Badanie zrealizowane dla KRUK pokazuje też, że aż 65 proc. Polaków ogranicza w tej chwili konsumpcjonizm i kupuje mniej przede wszystkim ze względu na panującą w sklepach drożyznę. Tylko 15 proc. robi to z pobudek proekologicznych.

Ograniczenie zakupów, nadmiernego zużycia wody czy energii może się okazać korzystne nie tylko dla portfela, ale i dla planety. Dobrą ku temu okazją jest przypadający w tym roku 28 lipca (a więc o jeden dzień wcześniej niż przed rokiem) Dzień Długu Ekologicznego. To ruchoma data wyznaczająca moment, w którym zapotrzebowanie ludzkości na zasoby planety w danym roku przekroczyło możliwości ich regeneracji. 

– Jest to dzień, od którego w zasadzie cała ludzkość zaczyna żyć na kredyt naszej planety i na kredyt przyszłych pokoleń – mówi Agnieszka Salach. – Co ciekawe, jeszcze 20 lat temu Dzień Długu Ekologicznego przypadał dużo później, około 21 września. To pokazuje, że ludzkość z roku na rok coraz szybciej wykorzystuje wygenerowane przez Ziemię zasoby naturalne.

Życie bez świadowmości

Co ciekawe, z badania KRUK wynika, że Polacy nie mają prawie żadnej świadomości tego, jak szybko ludzkość zużywa zasoby planety. Aż 95 proc. uważa, że naturalne, odnawialne zasoby, które planeta wytwarza w ciągu roku, wystarczają globalnej populacji na około pięć lat.

– Tylko 1 proc. badanych wskazał, że tych odnawialnych zasobów produkowanych przez planetę wystarcza nam na mniej niż jeden rok. I jest to zgodne z prawdą. Ponieważ Dzień Długu Ekologicznego przypada 28 lipca, więc w tym roku wystarczyło nam tych zasobów tylko na siedem miesięcy – mówi rzeczniczka.

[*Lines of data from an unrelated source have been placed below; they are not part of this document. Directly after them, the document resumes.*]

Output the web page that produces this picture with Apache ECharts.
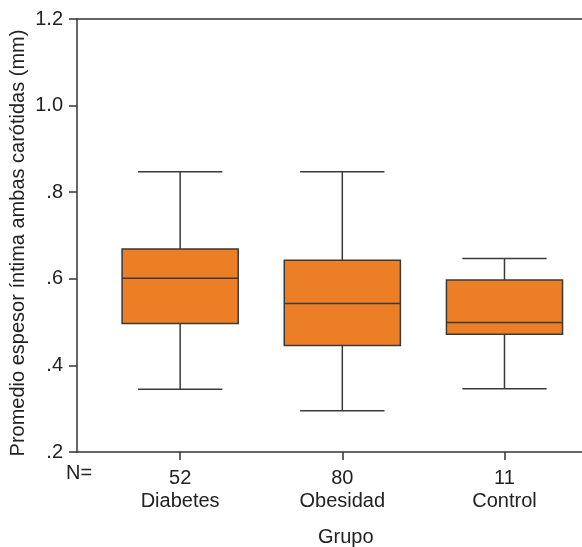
<!DOCTYPE html>
<html>
<head>
    <meta charset="utf-8">
    <title>Grupo</title>
    <script src="https://cdn.jsdelivr.net/npm/echarts@6/dist/echarts.min.js"></script>
</head>
<body style="margin:0">
<div id="main" style="width:582px;height:547px"></div>
<script type="text/javascript">
    // datos
    var grupos = ['Diabetes', 'Obesidad', 'Control'];
    var nCasos = [52, 80, 11];
    // [min, Q1, mediana, Q3, max]
    var cajas = [
        [0.345, 0.497, 0.601, 0.669, 0.847],
        [0.295, 0.446, 0.543, 0.643, 0.847],
        [0.346, 0.472, 0.499, 0.597, 0.647]
    ];
    var yTicks = [0.2, 0.4, 0.6, 0.8, 1.0, 1.2];

    var datos = cajas.map(function (c, i) {
        return [i + 1].concat(c);
    });

    var fuente = 'Liberation Sans, Arial, sans-serif';
    var gris = '#333';

    var myChart = echarts.init(document.getElementById('main'));

    function dibujarCaja(params, api) {
        var x = api.value(0);
        var pMin = api.coord([x, api.value(1)]);
        var pQ1 = api.coord([x, api.value(2)]);
        var pMed = api.coord([x, api.value(3)]);
        var pQ3 = api.coord([x, api.value(4)]);
        var pMax = api.coord([x, api.value(5)]);
        var anchoCaja = api.size([0.716, 0])[0];
        var anchoBigote = api.size([0.52, 0])[0];
        var cx = pMed[0];
        var linea = { stroke: '#3a3a3a', lineWidth: 1.5 };
        return {
            type: 'group',
            children: [
                { type: 'line', shape: { x1: cx, y1: pMax[1], x2: cx, y2: pQ3[1] }, style: linea },
                { type: 'line', shape: { x1: cx, y1: pQ1[1], x2: cx, y2: pMin[1] }, style: linea },
                { type: 'line', shape: { x1: cx - anchoBigote / 2, y1: pMax[1], x2: cx + anchoBigote / 2, y2: pMax[1] }, style: linea },
                { type: 'line', shape: { x1: cx - anchoBigote / 2, y1: pMin[1], x2: cx + anchoBigote / 2, y2: pMin[1] }, style: linea },
                {
                    type: 'rect',
                    shape: { x: cx - anchoCaja / 2, y: pQ3[1], width: anchoCaja, height: pQ1[1] - pQ3[1] },
                    style: { fill: '#ec7f26', stroke: '#3a3a3a', lineWidth: 1.5 }
                },
                { type: 'line', shape: { x1: cx - anchoCaja / 2, y1: pMed[1], x2: cx + anchoCaja / 2, y2: pMed[1] }, style: linea }
            ]
        };
    }

    myChart.setOption({
        animation: false,
        grid: { left: 77, right: 0, top: 19, bottom: 95, outerBoundsMode: 'none' },
        xAxis: [{
            type: 'value',
            min: 0.364,
            max: 3.478,
            splitLine: { show: false },
            axisLine: { lineStyle: { color: gris, width: 1.5 } },
            axisTick: { customValues: [1, 2, 3], length: 8, lineStyle: { color: gris, width: 1.5 } },
            axisLabel: {
                customValues: [1, 2, 3],
                margin: 15,
                color: '#222',
                fontFamily: fuente,
                fontSize: 20,
                lineHeight: 23,
                formatter: function (v) {
                    var i = Math.round(v) - 1;
                    return nCasos[i] + '\n' + grupos[i];
                }
            }
        }, {
            type: 'value',
            position: 'top',
            min: 0, max: 1,
            axisLine: { show: true, onZero: false, lineStyle: { color: gris, width: 1.5 } },
            axisTick: { show: false },
            axisLabel: { show: false },
            splitLine: { show: false }
        }],
        yAxis: {
            type: 'value',
            min: 0.2,
            max: 1.2,
            interval: 0.2,
            splitLine: { show: false },
            axisLine: { show: true, lineStyle: { color: gris, width: 1.5 } },
            axisTick: { show: true, length: 8, lineStyle: { color: gris, width: 1.5 } },
            axisLabel: {
                margin: 14,
                color: '#222',
                fontFamily: fuente,
                fontSize: 20,
                formatter: function (v) {
                    var s = v.toFixed(1);
                    return s.charAt(0) === '0' ? s.slice(1) : s;
                }
            }
        },
        graphic: [
            {
                type: 'text', x: 18, y: 243, rotation: Math.PI / 2,
                style: {
                    text: 'Promedio espesor íntima ambas carótidas (mm)',
                    fontFamily: fuente, fontSize: 20, fill: '#222',
                    align: 'center', verticalAlign: 'middle'
                }
            },
            { type: 'text', left: 66, top: 463, style: { text: 'N=', fontFamily: fuente, fontSize: 20, fill: '#222' } },
            { type: 'text', left: 318, top: 527, style: { text: 'Grupo', fontFamily: fuente, fontSize: 20, fill: '#222' } }
        ],
        series: [{
            type: 'custom',
            renderItem: dibujarCaja,
            encode: { x: 0, y: [1, 2, 3, 4, 5] },
            data: datos
        }]
    });
</script>
</body>
</html>
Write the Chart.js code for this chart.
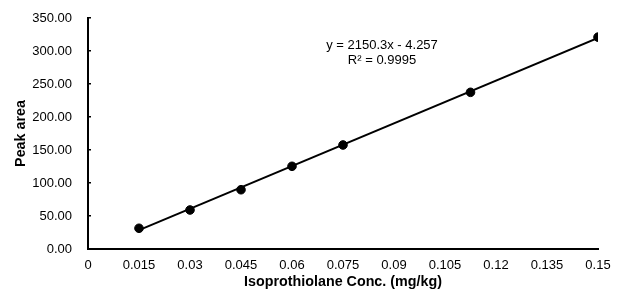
<!DOCTYPE html>
<html><head><meta charset="utf-8">
<script src="https://cdn.jsdelivr.net/npm/chart.js@4/dist/chart.umd.min.js"></script>
<style>html,body{margin:0;padding:0;background:#fff}#wrap{width:619px;height:293px}</style>
</head><body><div id="wrap"><canvas id="c"></canvas></div>
<script>
const concentrations = [0.015, 0.03, 0.045, 0.06, 0.075, 0.1125, 0.15];
const peakAreas = [31.4, 59.1, 89.8, 125.3, 157.6, 237.4, 321.0];
const trendX = [0.015, 0.15];
const trendY = [28.5, 320.0];
const xTickValues = [0, 0.015, 0.03, 0.045, 0.06, 0.075, 0.09, 0.105, 0.12, 0.135, 0.15];
const xTickLabels = ["0", "0.015", "0.03", "0.045", "0.06", "0.075", "0.09", "0.105", "0.12", "0.135", "0.15"];
const yTickValues = [0, 50, 100, 150, 200, 250, 300, 350];
const equationLines = ["y = 2150.3x - 4.257", "R\u00b2 = 0.9995"];

const FONT = "'Liberation Sans', Arial, sans-serif";

const eqPlugin = {
  id: 'eq',
  afterDatasetsDraw(chart) {
    const ctx = chart.ctx;
    ctx.save();
    ctx.fillStyle = '#000';
    ctx.font = '13px ' + FONT;
    ctx.textAlign = 'center';
    ctx.textBaseline = 'middle';
    ctx.fillText(equationLines[0], 382, 45);
    ctx.fillText(equationLines[1], 382, 60);
    ctx.restore();
  }
};

new Chart(document.getElementById('c'), {
  type: 'scatter',
  data: {
    datasets: [
      {
        label: 'Trend',
        type: 'line',
        data: trendX.map((x, i) => ({x, y: trendY[i]})),
        borderColor: '#000',
        borderWidth: 2,
        pointRadius: 0,
        fill: false,
        order: 2
      },
      {
        label: 'Peak area',
        data: concentrations.map((x, i) => ({x, y: peakAreas[i]})),
        backgroundColor: '#000',
        borderColor: '#000',
        pointRadius: 4.3,
        pointHoverRadius: 4.3,
        order: 1
      }
    ]
  },
  options: {
    responsive: true,
    maintainAspectRatio: false,
    animation: false,
    events: [],
    layout: {padding: {top: 18, right: 21, bottom: 0, left: 0}},
    plugins: {legend: {display: false}, tooltip: {enabled: false}},
    scales: {
      x: {
        type: 'linear',
        min: 0, max: 0.15,
        afterBuildTicks: s => { s.ticks = xTickValues.map(v => ({value: v})); },
        afterFit: s => { s.height = 44; s.paddingLeft = 0; s.paddingRight = 0; },
        grid: {display: false, drawTicks: false},
        border: {display: true, color: '#000', width: 2},
        ticks: {
          color: '#000', font: {family: FONT, size: 13}, padding: 9,
          maxRotation: 0, autoSkip: false,
          callback: (v, i) => xTickLabels[i]
        },
        title: {display: true, text: 'Isoprothiolane Conc. (mg/kg)', color: '#000',
          font: {family: FONT, size: 14.3, weight: 'bold'}, padding: {top: 0, bottom: 2}}
      },
      y: {
        type: 'linear',
        min: 0, max: 350,
        afterBuildTicks: s => { s.ticks = yTickValues.map(v => ({value: v})); },
        afterFit: s => { s.width = 88; s.paddingTop = 0; s.paddingBottom = 0; },
        grid: {display: true, drawOnChartArea: false, drawTicks: true, tickLength: -3, color: '#000', lineWidth: 1.5},
        border: {display: true, color: '#000', width: 2},
        ticks: {
          color: '#000', font: {family: FONT, size: 13}, padding: 19,
          callback: v => Number(v).toFixed(2)
        },
        title: {display: true, text: 'Peak area', color: '#000',
          font: {family: FONT, size: 14.3, weight: 'bold'}, padding: {top: 12, bottom: 0}}
      }
    }
  },
  plugins: [eqPlugin]
});
</script>
</body></html>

Jak podkreśla, te wyniki pokazują, że w polskim społeczeństwie zdecydowanie potrzebna jest dalsza edukacja. Dług ekologiczny – podobnie jak każdy inny – wymaga wzięcia odpowiedzialności w swoje ręce. Nawet drobny wysiłek i zmiana nawyków mogą się przyczynić do wyjścia na prostą.